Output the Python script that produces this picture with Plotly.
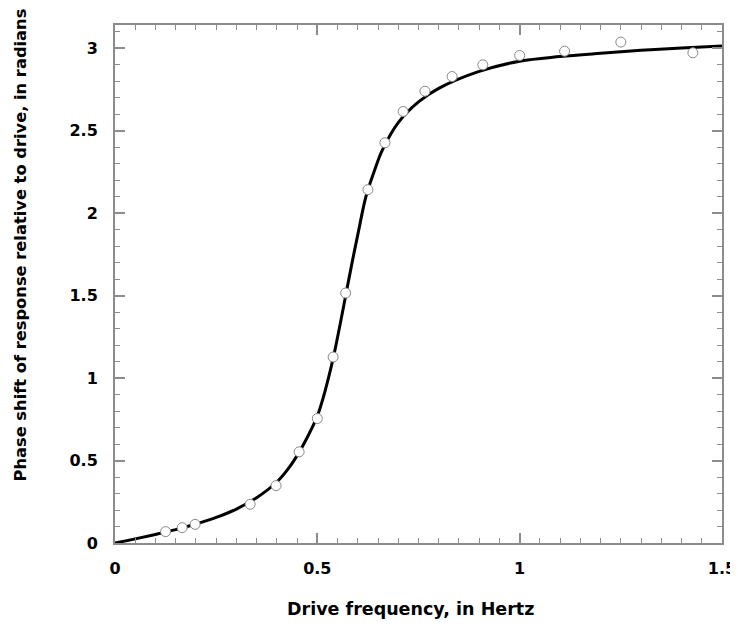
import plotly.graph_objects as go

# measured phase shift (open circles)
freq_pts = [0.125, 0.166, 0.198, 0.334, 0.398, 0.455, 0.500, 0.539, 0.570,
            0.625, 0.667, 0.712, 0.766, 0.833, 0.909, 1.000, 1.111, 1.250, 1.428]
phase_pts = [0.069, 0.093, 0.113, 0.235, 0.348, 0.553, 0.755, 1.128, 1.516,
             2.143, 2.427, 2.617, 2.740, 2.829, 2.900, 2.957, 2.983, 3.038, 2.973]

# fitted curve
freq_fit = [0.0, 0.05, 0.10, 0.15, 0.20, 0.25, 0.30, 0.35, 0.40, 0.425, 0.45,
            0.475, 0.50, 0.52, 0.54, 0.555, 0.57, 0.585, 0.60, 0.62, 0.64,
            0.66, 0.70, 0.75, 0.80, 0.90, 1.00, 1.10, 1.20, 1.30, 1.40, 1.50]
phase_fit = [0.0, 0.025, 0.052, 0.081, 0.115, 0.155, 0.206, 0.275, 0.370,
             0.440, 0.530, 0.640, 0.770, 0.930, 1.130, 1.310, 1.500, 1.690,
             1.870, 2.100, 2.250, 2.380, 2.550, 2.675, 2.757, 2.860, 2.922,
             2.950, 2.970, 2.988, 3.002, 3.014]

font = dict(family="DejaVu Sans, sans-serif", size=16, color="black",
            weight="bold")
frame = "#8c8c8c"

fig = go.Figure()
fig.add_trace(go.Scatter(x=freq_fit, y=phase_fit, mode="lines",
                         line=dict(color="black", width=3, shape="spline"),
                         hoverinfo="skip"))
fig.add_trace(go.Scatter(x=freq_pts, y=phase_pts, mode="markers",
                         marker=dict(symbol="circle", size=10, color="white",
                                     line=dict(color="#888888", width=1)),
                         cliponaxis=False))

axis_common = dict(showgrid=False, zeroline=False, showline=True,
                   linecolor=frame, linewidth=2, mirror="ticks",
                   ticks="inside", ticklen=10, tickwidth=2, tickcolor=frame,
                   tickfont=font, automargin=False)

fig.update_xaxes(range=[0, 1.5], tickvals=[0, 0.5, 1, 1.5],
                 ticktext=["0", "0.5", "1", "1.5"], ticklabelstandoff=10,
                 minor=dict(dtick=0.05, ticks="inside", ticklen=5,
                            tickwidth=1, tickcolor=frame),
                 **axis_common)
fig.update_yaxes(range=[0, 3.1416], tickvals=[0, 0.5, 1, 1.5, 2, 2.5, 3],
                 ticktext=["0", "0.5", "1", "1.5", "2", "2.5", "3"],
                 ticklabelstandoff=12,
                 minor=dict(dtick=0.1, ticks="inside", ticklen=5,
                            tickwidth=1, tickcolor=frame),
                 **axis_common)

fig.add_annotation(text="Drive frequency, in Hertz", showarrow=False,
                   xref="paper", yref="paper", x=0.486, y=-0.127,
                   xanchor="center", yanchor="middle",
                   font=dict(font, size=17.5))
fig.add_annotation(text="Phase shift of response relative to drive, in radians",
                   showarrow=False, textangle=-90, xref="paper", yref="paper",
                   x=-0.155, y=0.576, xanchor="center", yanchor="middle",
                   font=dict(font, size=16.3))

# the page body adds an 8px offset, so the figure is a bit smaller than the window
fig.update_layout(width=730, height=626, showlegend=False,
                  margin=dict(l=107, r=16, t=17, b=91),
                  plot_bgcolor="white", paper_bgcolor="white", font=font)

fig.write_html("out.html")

***

§ Instructions for the task:
Collect each line containing the string "picture".

§ Task output:
Output the Python script that produces this picture with Plotly.

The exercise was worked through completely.